To clarify the status of credit checks and similar tools in EEO analyses, DCI staff communicated with senior officials at DOL. DOL officials stated that this was a typo on the handout and confirmed that credit checks, drug screens, background investigations, and the other tools listed above may be considered selection procedures under UGESP, and may be challenged by OFCCP if they produce adverse impact against a protected group. Thus, it may be reasonable to include applicants who failed a credit check in the adverse impact analyses, and a step analysis is in the realm of possibility.
There were a number of useful takeaways from Dr. Fischer’s presentation, including the following:
- In the last 2 fiscal years, 44% of the tests reviewed by OFCCP experts were deemed discriminatory by the agency, either because there was no validity research, inadequate validity research, or because reasonable alternatives were available.
- The percentage of discriminatory tests has dropped since 2005
- In Fiscal Year 2009, 8% of OFCCP’s financial remedies collected in systemic discrimination cases came from testing cases.
- If an OFCCP audit focuses on a test that produces adverse impact, the agency does not need a copy of the test. Dr. Fischer was clear that the actual test is not useful for evaluating the validity of a test, and that the research showing the job-relatedness of the test is of primary interest to the agency.

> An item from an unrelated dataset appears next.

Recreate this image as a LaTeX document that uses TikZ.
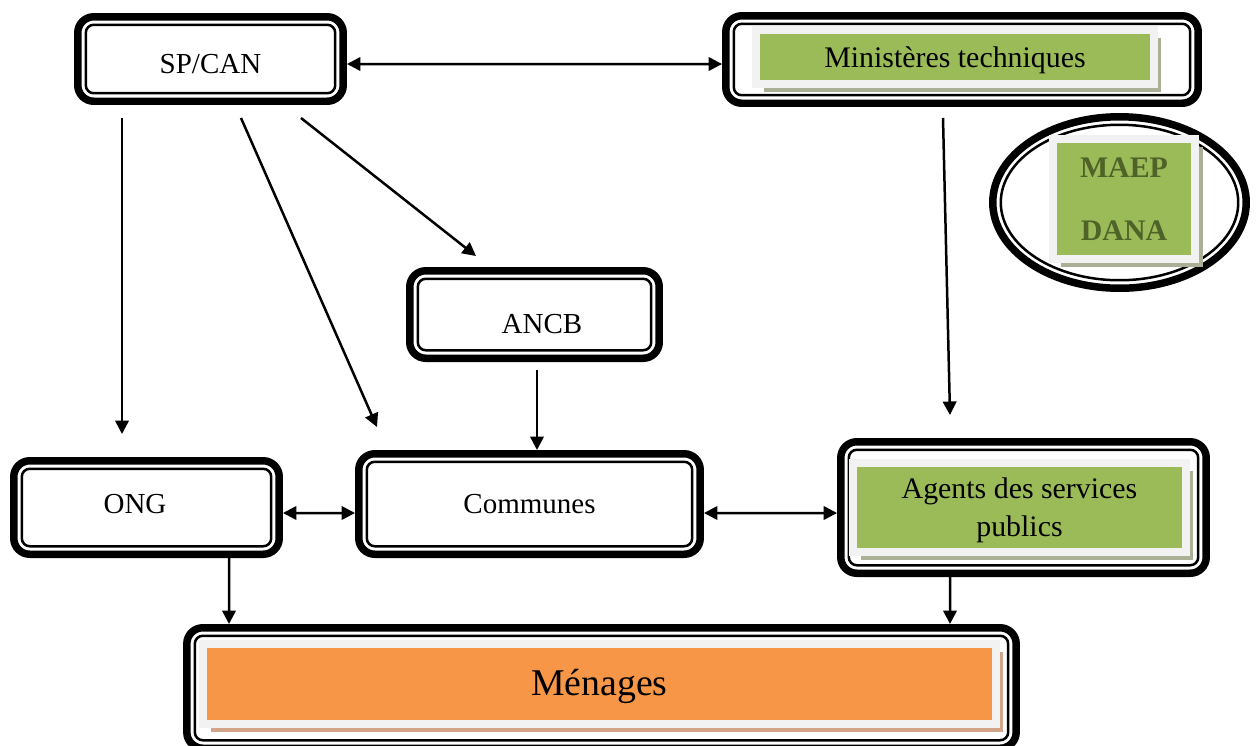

- Interestingly, Dr. Fischer noted that there is no formal need for a bottom line adverse impact analysis to be statistically significant for the agency to focus on steps. Compliance officers may ask about steps in the selection process, and for selection step data, regardless of whether applicant-to-hire analyses show a statistically significant disparity. If any of those steps have impact, the contractor would be burdened with demonstrating job-relatedness.
- OFCCP experts have seen too much emphasis on face validity (i.e., that the test content looks like it is job related without any actual research) and not enough emphasis on actual validity research (evidence supporting that employers can make good inferences and decisions from tests).
- The Supreme Court ruling in Ricci v. Destefano has no direct implications for OFCCP enforcement, adverse impact analyses, the UGESP, or employment testing.